Physics lab tests gravity with egg drop

*Editor’s note:  Photos were taken by students in COMM 1316 News Photography, including: Esosa Iyengunmwena, Isabela Salas, Joshua Cantu, Noah Lopez, Payton Hinojosa, Sydney Oates, and Trista Stanley

There’s a definite Humpty Dumpty feel to this physics lab.  But instead of a wall, these raw eggs took a fall from a 6-foot step ladder. 

“The students are studying gravity (free fall vs. falling with air resistance),” Bouldin says, “and collisions.”

So, learning by doing, students in Kim Bouldin’s PHYS-1410 Elementary Physics lab worked in teams to create raw egg carriers.  Each carrier was entered in an egg drop contest.

“We try to do this lab every semester,” Bouldin says.  “It’s one of our fun labs.”

To build their carriers, students chose recycled items from a big box in the back of the lab.

It was obvious each team worked hard to plan and construct each container.  Some teams opted to use cardboard tubes.  Others, empty plastic bottles.  And course, there was a lot of tape and bubble wrap.

“I love to see the different, creative approaches the lab teams use to protect their eggs,” Bouldin says.

The teams that use some sort of parachute, she says, generally fair better than the others.

“They learn that an object can be brought to terminal velocity at a lower speed by increasing air resistance of the falling body,” she says.  “And example of this is a skydiver deploying his parachute  By increasing his air resistance, he brings himself down to a safe landing speed.”

A tall volunteer dropped each container from the top of a stepladder.  Students waited and watched. The resounding “thud”, “thunk”, or quiet landings hinted at the results.

It turns out winning is more complicated than just the egg surviving the fall.   To “win” the contest, Bouldin says students also had to weigh their entries.

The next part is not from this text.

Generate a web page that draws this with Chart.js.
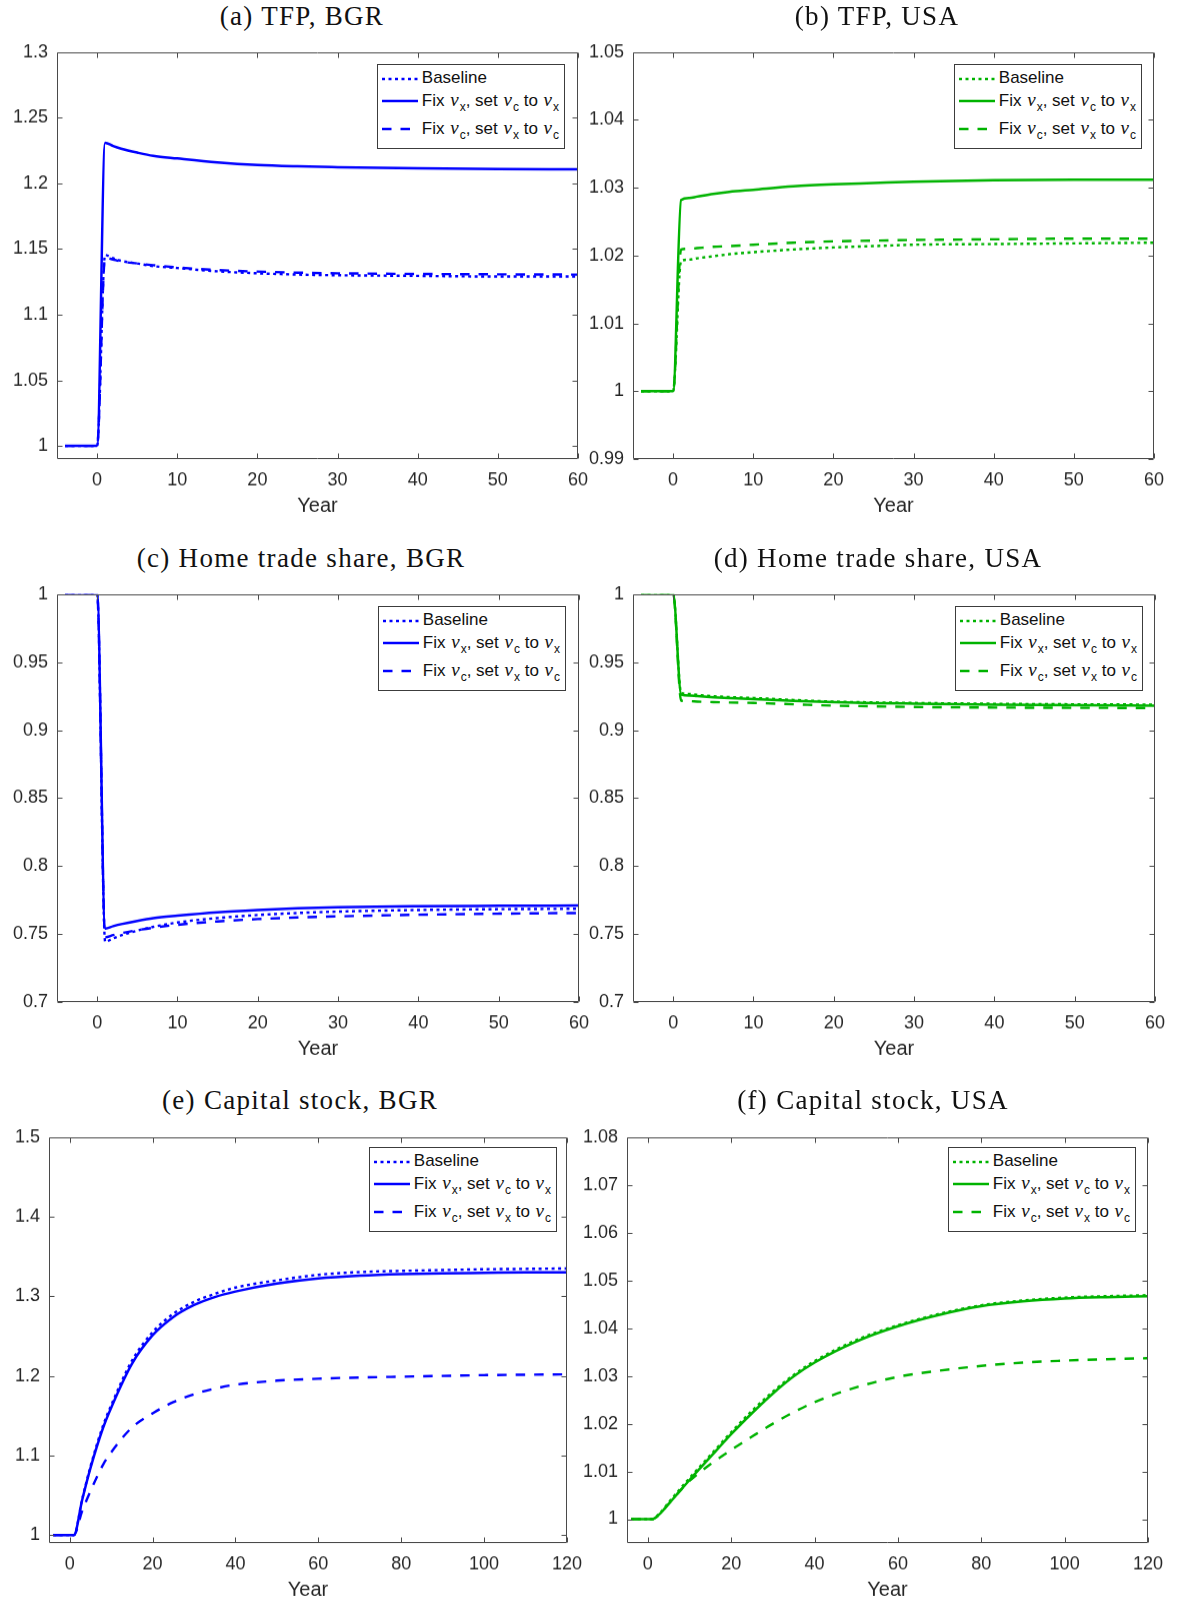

“The students weighed the carriers in order to determine the smallest vessel in the competition,” Bouldin says.  “One application of this lab is the landing of the rovers on Mars.  Size of instrumentation is an important issue to keep the payload light, especially with limited fuel.”

Winners of the contest chose stickers from a basket.  Those who didn’t actually “win” at least took home some knowledge.  Clean up was quick.  And there were lots of smiles.  As Bouldin says, “Gravity is, indeed, a harsh mistress!”